Pup: No worries, coach. You know I respect you as a man, as a leader and as a humanitarian. I’m at your beck and call.
Watto: [looks up from his organic bircher muesli] There’s a game today?
Boof: Yup, a rather big one, Shane. Don’t worry, you’re opening the batting.
Watto: I should bloody well hope so. Don’t think I dobbed in Davey boy for no good reason. I only had the team in mind, you know; my capacity to reach 40 before loosely nicking off far exceeds his ability to race to 30 before doing likewise.
Boof: I know, I know. We’re all very grateful. Aren’t we, Michael?
Pup: Oh yes, coach! Anything you say, coach!
Boof: Call me Boof.
Pup: Of course! Sorry about that!
Watto: What exactly is a ‘Boof’ anyway?
Boof: Back to what I was saying, the media have been having a bit of a merry old time with you two over the last 48 hours. We need to get this sorted right away…
Pup: Permission to speak, boss.
Boof: [sighs and slumps into his seat] Granted.
Pup: Look, I was just thinking that, what with everything’s that happened, maybe it would be for the best if, well… what I mean is that… you know… Watto – great guy and all – heck, he is a bit of cancer on the team, isn’t he?
Watto: This is what I’m talking about! He’s always had it in for me! Everyone else thinks I’m great, why does he not like me?! I just want to be liked! [sobs into goji berry and roasted partridge semen smoothie]

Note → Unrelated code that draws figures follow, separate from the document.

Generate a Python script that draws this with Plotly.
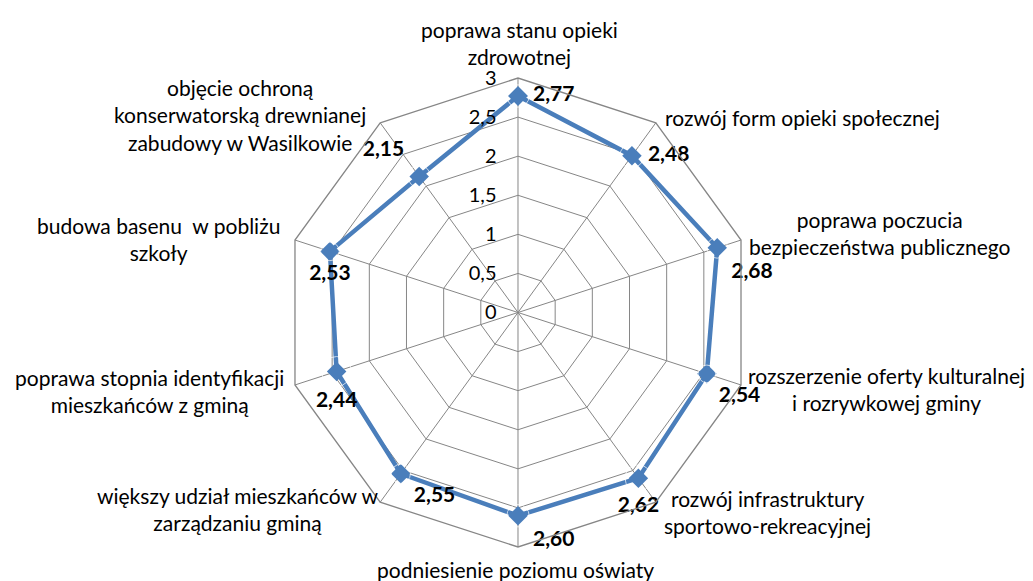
import math
import plotly.graph_objects as go

categories = [
    "poprawa stanu opieki<br>zdrowotnej",
    "rozwój form opieki społecznej",
    "poprawa poczucia<br>bezpieczeństwa publicznego",
    "rozszerzenie oferty kulturalnej<br>i rozrywkowej gminy",
    "rozwój infrastruktury<br>sportowo-rekreacyjnej",
    "podniesienie poziomu oświaty",
    "większy udział mieszkańców w<br>zarządzaniu gminą",
    "poprawa stopnia identyfikacji<br>mieszkańców z gminą",
    "budowa basenu  w pobliżu<br>szkoły",
    "objęcie ochroną<br>konserwatorską drewnianej<br>zabudowy w Wasilkowie",
]
values = [2.77, 2.48, 2.68, 2.54, 2.62, 2.60, 2.55, 2.44, 2.53, 2.15]
value_labels = ["2,77", "2,48", "2,68", "2,54", "2,62", "2,60", "2,55", "2,44", "2,53", "2,15"]
radial_ticks = [0, 0.5, 1, 1.5, 2, 2.5, 3]
radial_ticktext = ["0", "0,5", "1", "1,5", "2", "2,5", "3"]

# --- styling (positions of labels relative to their point / vertex) ---
label_positions = ["middle right", "middle right", "bottom right", "bottom right", "bottom center",
                   "bottom right", "bottom right", "bottom center", "bottom center", "top left"]
label_pad = [22.4, 24, 20.8, 17.6, 26.6, 22.4, 19.2, 29.8, 18.6, 22.4]  # invisible marker sizes -> text offset
cat_anchor = [("center", 2, 35), ("left", 7, 5), ("left", 6, 7), ("left", 5, -4), ("left", 6, -10),
              ("center", -2, -23), ("right", 1, -7), ("right", -9, -6), ("right", -13, 1), ("right", -12, 8)]

W, H = 1033, 581
DOM_X = [0.2667, 0.7207]
DOM_Y = [0.0723, 0.8795]

ids = list(range(len(categories)))
r_closed = values + values[:1]
theta_closed = ids + ids[:1]

BLUE = "#4A7EBB"
GRID = "#868686"
FONT = "Lato, 'Open Sans', sans-serif"

fig = go.Figure()
fig.add_trace(go.Scatterpolar(
    r=r_closed,
    theta=theta_closed,
    mode="lines+markers",
    line=dict(color=BLUE, width=4.5),
    marker=dict(symbol="diamond", size=15, color=BLUE),
    showlegend=False,
    hoverinfo="skip",
))
fig.add_trace(go.Scatterpolar(
    r=values,
    theta=ids,
    mode="markers+text",
    marker=dict(size=label_pad, color="rgba(0,0,0,0)"),
    text=value_labels,
    textposition=label_positions,
    textfont=dict(family=FONT, size=21, color="black", weight="bold"),
    showlegend=False,
    hoverinfo="skip",
    cliponaxis=False,
))

# category labels, placed at the outer vertices of the polar domain
cx = sum(DOM_X) / 2
cy = sum(DOM_Y) / 2
rx = (DOM_X[1] - DOM_X[0]) / 2
ry = (DOM_Y[1] - DOM_Y[0]) / 2
annotations = []
n = len(categories)
for i, lab in enumerate(categories):
    a = math.radians(90 - 360 * i / n)
    xa, xs, ys = cat_anchor[i]
    annotations.append(dict(
        x=cx + rx * math.cos(a), y=cy + ry * math.sin(a),
        xref="paper", yref="paper",
        text=lab, showarrow=False,
        xanchor=xa, yanchor="middle", align="center",
        xshift=xs, yshift=ys,
        font=dict(family=FONT, size=21, color="black"),
    ))

fig.update_layout(
    width=W, height=H,
    margin=dict(l=0, r=0, t=0, b=0),
    paper_bgcolor="white",
    plot_bgcolor="white",
    font=dict(family=FONT, size=20, color="black"),
    annotations=annotations,
    polar=dict(
        domain=dict(x=DOM_X, y=DOM_Y),
        gridshape="linear",
        bgcolor="white",
        radialaxis=dict(
            range=[0, 3],
            tickvals=radial_ticks,
            ticktext=radial_ticktext,
            angle=90,
            tickangle=90,
            side="counterclockwise",
            showline=False,
            ticks="outside",
            ticklen=14,
            tickcolor="rgba(0,0,0,0)",
            gridcolor=GRID,
            gridwidth=1.3,
            tickfont=dict(family=FONT, size=20, color="black"),
        ),
        angularaxis=dict(
            type="category",
            tickmode="array",
            tickvals=ids,
            showticklabels=False,
            rotation=90,
            direction="clockwise",
            showline=True,
            linecolor=GRID,
            linewidth=1.3,
            gridcolor=GRID,
            gridwidth=1.3,
            ticks="",
        ),
    ),
)

fig.write_html("out.html")
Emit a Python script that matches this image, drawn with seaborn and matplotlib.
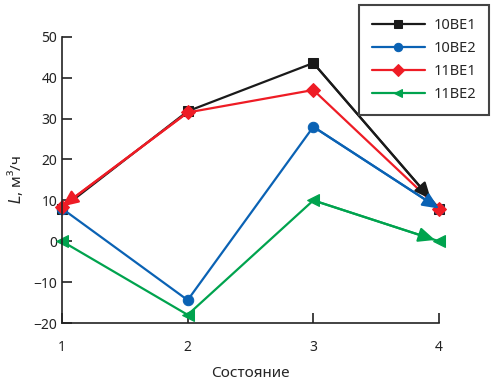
import seaborn as sns
import matplotlib.pyplot as plt

states = [1, 2, 3, 4]
be10_1 = [8, 31.8, 43.6, 8]
be10_2 = [8, -14.4, 28, 8]
be11_1 = [8.5, 31.5, 37, 8]
be11_2 = [0, -18, 10, 0]
names = ["10BE1", "10BE2", "11BE1", "11BE2"]

sns.set_style("ticks")
plt.rcParams['font.family'] = ['Noto Sans', 'DejaVu Sans']

fig = plt.figure(figsize=(5, 3.92), dpi=100)
ax = fig.add_axes([0.124, 0.176, 0.754, 0.730])

series = [be10_1, be10_2, be11_1, be11_2]
colors = ["#1a1a1a", "#0a62b4", "#ee1c25", "#00a34e"]
markers = ["s", "o", "D", "<"]
msizes = [7, 7.5, 7, 8.5]
# arrow on one segment of each line: (from, to, shrink at tip in pt)
arrows = [(2, 3, 9), (2, 3, 0), (1, 0, 0), (2, 3, 3)]

for vals, name, c, m, ms, (a, b, sh) in zip(series, names, colors, markers, msizes, arrows):
    sns.lineplot(x=states, y=vals, ax=ax, color=c, marker=m, markersize=ms,
                 markeredgecolor=c, linewidth=1.6, label=name, clip_on=False)
    ax.annotate("", xy=(states[b], vals[b]), xytext=(states[a], vals[a]),
                arrowprops=dict(arrowstyle="-|>,head_length=0.9,head_width=0.4",
                                color=c, lw=1.6, shrinkA=0, shrinkB=sh,
                                mutation_scale=11), annotation_clip=False)

ax.set_xlim(1, 4)
ax.set_ylim(-20, 50)
ax.set_xticks(states)
ax.set_yticks(range(-20, 51, 10))
ax.tick_params(direction="in", length=7, width=1.2, labelsize=10, colors="#222222")
ax.tick_params(axis="x", pad=12)
for s in ["left", "bottom"]:
    ax.spines[s].set_linewidth(1.2)
    ax.spines[s].set_color("#222222")
sns.despine(ax=ax)

ax.set_xlabel("Состояние", fontsize=11, labelpad=8)
ax.set_ylabel("$\\it{L}$, м³/ч", fontsize=11, labelpad=6)

leg = ax.legend(loc="upper right", bbox_to_anchor=(0.978, 0.987),
                bbox_transform=fig.transFigure, fontsize=10.5, frameon=True,
                fancybox=False, framealpha=1, handlelength=3.6, handletextpad=0.6,
                borderpad=0.9, labelspacing=0.55, borderaxespad=0)
leg.get_frame().set_edgecolor("#444444")
leg.get_frame().set_linewidth(1.5)
for h in leg.legend_handles:
    h.set_markersize(6)

fig.savefig("out.png", dpi=100)
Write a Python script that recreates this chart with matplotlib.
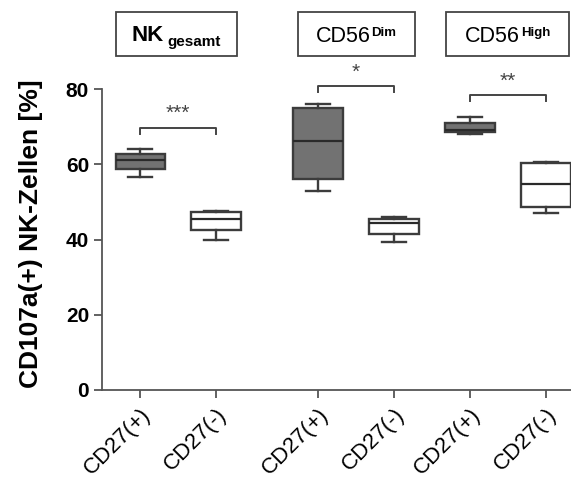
import matplotlib
matplotlib.use("Agg")
import matplotlib.pyplot as plt
from matplotlib.patches import Rectangle

plt.rcParams["font.family"] = ["Liberation Sans", "DejaVu Sans"]

# box statistics per group: whisker low, Q1, median, Q3, whisker high
labels = ["CD27(+)", "CD27(-)", "CD27(+)", "CD27(-)", "CD27(+)", "CD27(-)"]
whislo = [56.6, 39.9, 52.8, 39.3, 68.2, 47.1]
q1 = [58.7, 42.5, 56.0, 41.6, 68.7, 48.6]
med = [61.1, 45.6, 66.1, 44.4, 69.2, 54.7]
q3 = [62.7, 47.3, 74.9, 45.5, 71.1, 60.3]
whishi = [64.0, 47.5, 76.0, 45.9, 72.7, 60.5]

# header text: main part and its sub/superscript
panel_main = ["NK", "CD56", "CD56"]
panel_small = ["gesamt", "Dim", "High"]
sig_labels = ["***", "*", "**"]
sig_heights = [69.8, 80.8, 78.4]

positions = [1, 2, 3.34, 4.34, 5.34, 6.34]
fills = ["#727272", "white"] * 3
edge = "#3c3c3c"

fig = plt.figure(figsize=(5.71, 4.82), dpi=100)
ax = fig.add_axes([0.179, 0.191, 0.821, 0.624])

stats = [dict(whislo=a, q1=b, med=c, q3=d, whishi=e)
         for a, b, c, d, e in zip(whislo, q1, med, q3, whishi)]
bp = ax.bxp(stats, positions=positions, widths=0.65, showfliers=False,
            patch_artist=True, capwidths=0.32,
            boxprops=dict(edgecolor=edge, linewidth=1.7),
            medianprops=dict(color="#2a2a2a", linewidth=1.6),
            whiskerprops=dict(color=edge, linewidth=1.7),
            capprops=dict(color=edge, linewidth=1.7))
for patch, fc in zip(bp["boxes"], fills):
    patch.set_facecolor(fc)

# significance brackets between paired groups
for i, (txt, h) in enumerate(zip(sig_labels, sig_heights)):
    x0, x1 = positions[2 * i], positions[2 * i + 1]
    ax.plot([x0, x0, x1, x1], [h - 1.6, h, h, h - 1.6], color="#444444",
            lw=1.4, clip_on=False)
    ax.text((x0 + x1) / 2, h + 2.3, txt, ha="center", va="baseline",
            fontsize=15, color="#444444", clip_on=False)

# header boxes above each group
header_x = [(0.68, 2.27), (3.08, 4.62), (5.03, 6.64)]
for (xa, xb) in header_x:
    ax.add_patch(Rectangle((xa, 88.9), xb - xa, 11.6, fill=False,
                           edgecolor="#444444", lw=1.3, clip_on=False))

ax.text(1.10, 92.9, panel_main[0], ha="center", va="baseline",
        fontsize=16, fontweight="bold", clip_on=False)
ax.text(1.36, 91.4, panel_small[0], ha="left", va="baseline",
        fontsize=11, fontweight="bold", clip_on=False)
for xs, main, small in [(4.03, panel_main[1], panel_small[1]),
                        (6.0, panel_main[2], panel_small[2])]:
    ax.text(xs, 92.6, main, ha="right", va="baseline", fontsize=15.5,
            clip_on=False)
    ax.text(xs + 0.01, 94.2, small, ha="left", va="baseline", fontsize=9.5,
            fontweight="bold", clip_on=False)

ax.set_xlim(0.5, 6.67)
ax.set_ylim(0, 80)
ax.set_yticks([0, 20, 40, 60, 80])
ax.set_yticklabels(["0", "20", "40", "60", "80"], fontsize=15,
                   fontweight="bold")
ax.set_xticks(positions)
ax.set_xticklabels(labels, rotation=45, ha="right", rotation_mode="anchor",
                   fontsize=16)
ax.set_ylabel("CD107a(+) NK-Zellen [%]", fontsize=19, fontweight="bold")
ax.yaxis.set_label_coords(-0.127, 0.52)

for side in ["top", "right"]:
    ax.spines[side].set_visible(False)
for side in ["left", "bottom"]:
    ax.spines[side].set_color("#555555")
    ax.spines[side].set_linewidth(1.3)
ax.tick_params(colors="#555555", width=1.3, length=6, labelcolor="black")
ax.tick_params(axis="x", pad=4)

fig.savefig("out.png", dpi=100)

Boof: The way I see it, you two are the best chance we’ve got of beating the Poms and for us all to return to the colony as heroes. There are 22 million Australian men, women and children imploring you to put aside your differences and focus on what matters – wiping that smug look off Broady’s irritating face.
Pup: Now you’re talking, boss! That Stuart Broad is the real enemy. Why, when he refused to walk in the first Test I was so angry that I stomped so hard I almost crooked my back up. Of course, when I referred my caught behind decision you must understand I really didn’t think I edged it.
Boof: I don’t care about that, Michael. In fact, if you ever walk without being given out I’ll not only strip you of the captaincy, I’ll also make sure you never wear the hallowed baggy green again and are forever forced to carry Warnie’s bag around depressingly cavernous casinos. Is that clear?
Pup: Yes, got it. Am I allowed to apologise for not walking on my Twitter account though? That got me over 5,000 retweets during the Adelaide Test in 2010.
Boof: Absolutely not!
Watto: You know I’d never tweet, Boof. I prefer to say what I have to say behind someone’s back! [cackles]
Boof: Look, we’ve got to leave for the ground soon. I need both of you to look me in the eyes and tell me these issues are all behind you.
Pup: Everything’s fine, boss.
Watto: I’ve forgotten what we were fighting about.
Watto: I mean it, what was the problem again?
Boof: Shake hands, both of you.
[Pup extends his hand, Watto puts down his hairbrush and shakes it]
Boof: See, that wasn’t so hard, was it?
Watto: No, surprisingly soft and tender actually. Like shaking a limp orchid.
Boof: Great. That’s a load off. I really feel we’re shaping up quite nicely to give those Poms a good buggering now. There’s just one more thing I need to resolve before we set off.
Pup: Can I help with that, boss? Please let me help.
Boof: Actually, yes you can, Michael. Go over to Eddie’s table and tell him he’s cut.
Pup: I’d do anything for love, boss. But I won’t do that. I mean, look at his sad little eyes. It’s cruel.
Watto: [grins and rises from table] Leave it with me. It’ll be a pleasure.